In OHO Order 16-26, a Hearing Officer confirmed what those uninitiated to FINRA’s disciplinary process likely would not even suspect: an agreement to settle a FINRA regulatory matter on terms proposed by FINRA’s Department of Enforcement is not necessarily an enforceable agreement.

In this case, the respondent argued that FINRA should be estopped from seeking fines and sanctions higher than those previously agreed to by Enforcement in a settlement agreement that fell through. In striking the respondent’s estoppel defense, the Hearing Officer ruled that there was no settlement agreement because “[t]he argument that an Enforcement attorney may agree to settle a case on FINRA’s behalf acting under actual or apparent authority is ‘wrong.’”

To the uninitiated, this may seem, well, wrong.

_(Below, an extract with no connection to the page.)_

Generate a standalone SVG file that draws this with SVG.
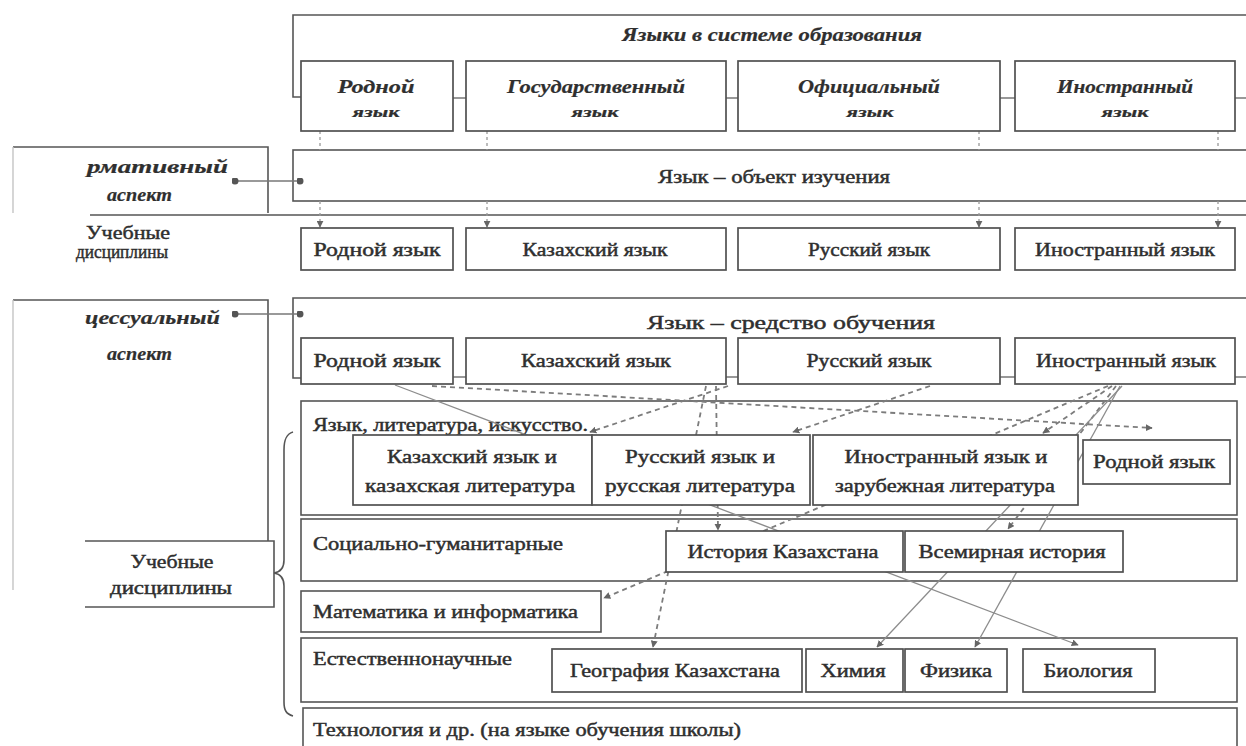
<svg xmlns="http://www.w3.org/2000/svg" width="1246" height="746" viewBox="0 0 1246 746">
<style>
.frame{fill:#fff;stroke:#555;stroke-width:1.6}
.open{fill:none;stroke:#555;stroke-width:1.6}
.faint{fill:none;stroke:#c4c4c4;stroke-width:1.4}
.box{fill:#fff;stroke:#505050;stroke-width:1.7}
.t{font-family:"Liberation Serif","Times New Roman",serif;font-size:18px;fill:#2f2f2f;stroke:#2f2f2f;stroke-width:0.45}
.bi{font-weight:bold;font-style:italic;stroke-width:0.2}
.sm{font-size:14px}
.c{text-anchor:middle}
.solid{fill:none;stroke:#8c8c8c;stroke-width:1.3}
.dash{fill:none;stroke:#7c7c7c;stroke-width:1.8;stroke-dasharray:5 4}
.tick{fill:none;stroke:#777;stroke-width:1.3}
.vd{fill:none;stroke:#999;stroke-width:1.3;stroke-dasharray:3 3}
</style>
<defs>
<marker id="arr" viewBox="0 0 10 10" refX="9" refY="5" markerWidth="7" markerHeight="7" markerUnits="userSpaceOnUse" orient="auto">
<path d="M0,0 L10,5 L0,10 z" fill="#666"/>
</marker>
<marker id="dot" viewBox="0 0 10 10" refX="5" refY="5" markerWidth="7" markerHeight="7" markerUnits="userSpaceOnUse">
<circle cx="5" cy="5" r="5" fill="#555"/>
</marker>
</defs>
<rect width="1246" height="746" fill="#fff"/>

<g id="frames">
<path class="open" d="M301,97 H293 V15 H1246"/>
<rect class="frame" x="293" y="150" width="960" height="51"/>
<path class="open" d="M13,147 H268 V213"/>
<path class="faint" d="M13,147 V213"/>
<path class="open" d="M90,215 H1246"/>
<path class="open" d="M13,300 H268 V541"/>
<path class="faint" d="M13,300 V590"/>
<path class="open" d="M301,378 H293 V298 H1246"/>
<rect class="frame" x="301" y="401" width="936" height="114"/>
<rect class="frame" x="301" y="519" width="936" height="62"/>
<rect class="frame" x="301" y="591" width="300" height="41"/>
<rect class="frame" x="301" y="638" width="936" height="64"/>
<rect class="frame" x="303" y="708" width="934" height="50"/>
<path class="open" d="M293,432 C286,434 284,440 284,450 L284,560 C284,568 281,572 274,573 C281,574 284,578 284,586 L284,702 C284,710 286,714 293,716"/>
</g>

<g id="section-labels">
<text class="t" x="313" y="431" textLength="275" lengthAdjust="spacingAndGlyphs">Язык, литература, искусство.</text>
<text class="t" x="313" y="550" textLength="250" lengthAdjust="spacingAndGlyphs">Социально-гуманитарные</text>
<text class="t" x="313" y="618" textLength="265" lengthAdjust="spacingAndGlyphs">Математика и информатика</text>
<text class="t" x="313" y="665" textLength="199" lengthAdjust="spacingAndGlyphs">Естественнонаучные</text>
<text class="t" x="313" y="736" textLength="428" lengthAdjust="spacingAndGlyphs">Технология и др. (на языке обучения школы)</text>
<text class="t bi c" x="772" y="41" textLength="300" lengthAdjust="spacingAndGlyphs">Языки в системе образования</text>
<text class="t c" x="774" y="183" textLength="232" lengthAdjust="spacingAndGlyphs">Язык – объект изучения</text>
<text class="t c" x="791" y="329" textLength="288" lengthAdjust="spacingAndGlyphs">Язык – средство обучения</text>
</g>

<g id="left-labels">
<text class="t bi" x="87" y="173" textLength="141" lengthAdjust="spacingAndGlyphs">рмативный</text>
<text class="t bi" x="107" y="201" textLength="65" lengthAdjust="spacingAndGlyphs">аспект</text>
<text class="t" x="86" y="239" textLength="84" lengthAdjust="spacingAndGlyphs">Учебные</text>
<text class="t" x="76" y="258" textLength="92" lengthAdjust="spacingAndGlyphs">дисциплины</text>
<text class="t bi" x="85" y="324" textLength="135" lengthAdjust="spacingAndGlyphs">цессуальный</text>
<text class="t bi" x="107" y="360" textLength="65" lengthAdjust="spacingAndGlyphs">аспект</text>
</g>

<g id="connectors">
<path class="vd" d="M320,131 V150 M487,131 V150 M979,131 V150 M1218,131 V150"/>
<path class="vd" d="M320,201 V227" marker-end="url(#arr)"/>
<path class="vd" d="M487,201 V227" marker-end="url(#arr)"/>
<path class="vd" d="M979,201 V227" marker-end="url(#arr)"/>
<path class="vd" d="M1218,201 V227" marker-end="url(#arr)"/>
<path class="tick" d="M453,98 H466 M726,98 H738 M1000,98 H1015 M1235,98 H1246"/>
<path class="tick" d="M453,377 H466 M726,377 H738 M1000,377 H1015 M1235,377 H1246"/>
<path class="tick" d="M235,181 H300" marker-start="url(#dot)" marker-end="url(#dot)"/>
<path class="tick" d="M235,314 H300" marker-start="url(#dot)" marker-end="url(#dot)"/>
<path class="solid" d="M395,385 L1078,645" marker-end="url(#arr)"/>
<path class="dash" d="M432,386 L1152,428" marker-end="url(#arr)"/>
<path class="dash" d="M728,386 L590,432" marker-end="url(#arr)"/>
<path class="dash" d="M716,386 L718,530" marker-end="url(#arr)"/>
<path class="dash" d="M706,386 L653,647" marker-end="url(#arr)"/>
<path class="dash" d="M930,386 L793,432" marker-end="url(#arr)"/>
<path class="dash" d="M1112,386 L1043,433" marker-end="url(#arr)"/>
<path class="dash" d="M1108,386 L604,598" marker-end="url(#arr)"/>
<path class="dash" d="M1116,386 L1008,529" marker-end="url(#arr)"/>
<path class="solid" d="M1122,386 L877,647" marker-end="url(#arr)"/>
<path class="solid" d="M1120,386 L975,647" marker-end="url(#arr)"/>
</g>

<g id="n-rodnoy-status">
<rect class="box" x="301" y="61" width="152" height="70"/>
<text class="t bi c" x="376" y="93" textLength="77" lengthAdjust="spacingAndGlyphs">Родной</text>
<text class="t bi c sm" x="376" y="117" textLength="47" lengthAdjust="spacingAndGlyphs">язык</text>
</g>
<g id="n-gos-status">
<rect class="box" x="466" y="61" width="260" height="70"/>
<text class="t bi c" x="596" y="93" textLength="178" lengthAdjust="spacingAndGlyphs">Государственный</text>
<text class="t bi c sm" x="595" y="117" textLength="47" lengthAdjust="spacingAndGlyphs">язык</text>
</g>
<g id="n-off-status">
<rect class="box" x="738" y="61" width="262" height="70"/>
<text class="t bi c" x="869" y="93" textLength="142" lengthAdjust="spacingAndGlyphs">Официальный</text>
<text class="t bi c sm" x="870" y="117" textLength="47" lengthAdjust="spacingAndGlyphs">язык</text>
</g>
<g id="n-in-status">
<rect class="box" x="1015" y="61" width="220" height="70"/>
<text class="t bi c" x="1125" y="93" textLength="136" lengthAdjust="spacingAndGlyphs">Иностранный</text>
<text class="t bi c sm" x="1125" y="117" textLength="47" lengthAdjust="spacingAndGlyphs">язык</text>
</g>

<g id="n-obj-rodnoy">
<rect class="box" x="301" y="228" width="152" height="42"/>
<text class="t c" x="377" y="256" textLength="127" lengthAdjust="spacingAndGlyphs">Родной язык</text>
</g>
<g id="n-obj-kaz">
<rect class="box" x="466" y="228" width="260" height="42"/>
<text class="t c" x="595" y="256" textLength="145" lengthAdjust="spacingAndGlyphs">Казахский язык</text>
</g>
<g id="n-obj-rus">
<rect class="box" x="738" y="228" width="262" height="42"/>
<text class="t c" x="869" y="256" textLength="122" lengthAdjust="spacingAndGlyphs">Русский язык</text>
</g>
<g id="n-obj-in">
<rect class="box" x="1015" y="228" width="220" height="42"/>
<text class="t c" x="1125" y="256" textLength="180" lengthAdjust="spacingAndGlyphs">Иностранный язык</text>
</g>

<g id="n-med-rodnoy">
<rect class="box" x="301" y="338" width="152" height="46"/>
<text class="t c" x="377" y="367" textLength="127" lengthAdjust="spacingAndGlyphs">Родной язык</text>
</g>
<g id="n-med-kaz">
<rect class="box" x="466" y="338" width="260" height="46"/>
<text class="t c" x="596" y="367" textLength="150" lengthAdjust="spacingAndGlyphs">Казахский язык</text>
</g>
<g id="n-med-rus">
<rect class="box" x="738" y="338" width="262" height="46"/>
<text class="t c" x="869" y="367" textLength="125" lengthAdjust="spacingAndGlyphs">Русский язык</text>
</g>
<g id="n-med-in">
<rect class="box" x="1015" y="338" width="220" height="46"/>
<text class="t c" x="1126" y="367" textLength="180" lengthAdjust="spacingAndGlyphs">Иностранный язык</text>
</g>

<g id="n-kaz-lit">
<rect class="box" x="353" y="435" width="239" height="70"/>
<text class="t c" x="472" y="463" textLength="170" lengthAdjust="spacingAndGlyphs">Казахский язык и</text>
<text class="t c" x="470" y="492" textLength="210" lengthAdjust="spacingAndGlyphs">казахская литература</text>
</g>
<g id="n-rus-lit">
<rect class="box" x="592" y="435" width="218" height="70"/>
<text class="t c" x="700" y="463" textLength="150" lengthAdjust="spacingAndGlyphs">Русский язык и</text>
<text class="t c" x="700" y="492" textLength="190" lengthAdjust="spacingAndGlyphs">русская литература</text>
</g>
<g id="n-in-lit">
<rect class="box" x="813" y="435" width="265" height="70"/>
<text class="t c" x="946" y="463" textLength="203" lengthAdjust="spacingAndGlyphs">Иностранный язык и</text>
<text class="t c" x="945" y="492" textLength="220" lengthAdjust="spacingAndGlyphs">зарубежная литература</text>
</g>
<g id="n-rodnoy-lit">
<rect class="box" x="1083" y="440" width="147" height="44"/>
<text class="t c" x="1154" y="468" textLength="122" lengthAdjust="spacingAndGlyphs">Родной язык</text>
</g>

<g id="n-hist-kz">
<rect class="box" x="666" y="531" width="237" height="41"/>
<text class="t c" x="783" y="558" textLength="191" lengthAdjust="spacingAndGlyphs">История Казахстана</text>
</g>
<g id="n-hist-world">
<rect class="box" x="905" y="531" width="218" height="41"/>
<text class="t c" x="1012" y="558" textLength="187" lengthAdjust="spacingAndGlyphs">Всемирная история</text>
</g>

<g id="n-geo">
<rect class="box" x="552" y="649" width="250" height="43"/>
<text class="t c" x="675" y="677" textLength="210" lengthAdjust="spacingAndGlyphs">География Казахстана</text>
</g>
<g id="n-chem">
<rect class="box" x="806" y="649" width="97" height="43"/>
<text class="t c" x="853" y="677" textLength="65" lengthAdjust="spacingAndGlyphs">Химия</text>
</g>
<g id="n-phys">
<rect class="box" x="905" y="649" width="102" height="43"/>
<text class="t c" x="956" y="677" textLength="72" lengthAdjust="spacingAndGlyphs">Физика</text>
</g>
<g id="n-bio">
<rect class="box" x="1023" y="649" width="132" height="43"/>
<text class="t c" x="1088" y="677" textLength="89" lengthAdjust="spacingAndGlyphs">Биология</text>
</g>

<g id="n-disc">
<path class="open" d="M85,541 H274 V607 H85"/>
<rect x="86" y="542" width="187" height="64" fill="#fff"/>
<text class="t c" x="172" y="568" textLength="83" lengthAdjust="spacingAndGlyphs">Учебные</text>
<text class="t c" x="171" y="594" textLength="122" lengthAdjust="spacingAndGlyphs">дисциплины</text>
</g>
</svg>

Settlements with FINRA, however, need to be approved by FINRA’s Department of Enforcement or FINRA’s Department of Market Regulation (depending on which Department is pursuing the matter) and FINRA’s Office of Disciplinary Affairs (“ODA”).[1] “ODA [] reviews settlements for consistency with the Sanction Guidelines as well as applicable precedent. ODA approval is required before the issuance of a settlement or complaint.” Regulatory Notice 09-17.

The lesson to be learned here is to ensure that any settlement demand or proposal from FINRA has been approved both by Enforcement or Market Regulation management and ODA. If not, the settlement proposal is not really a proposal at all, and you may just be bidding against yourself.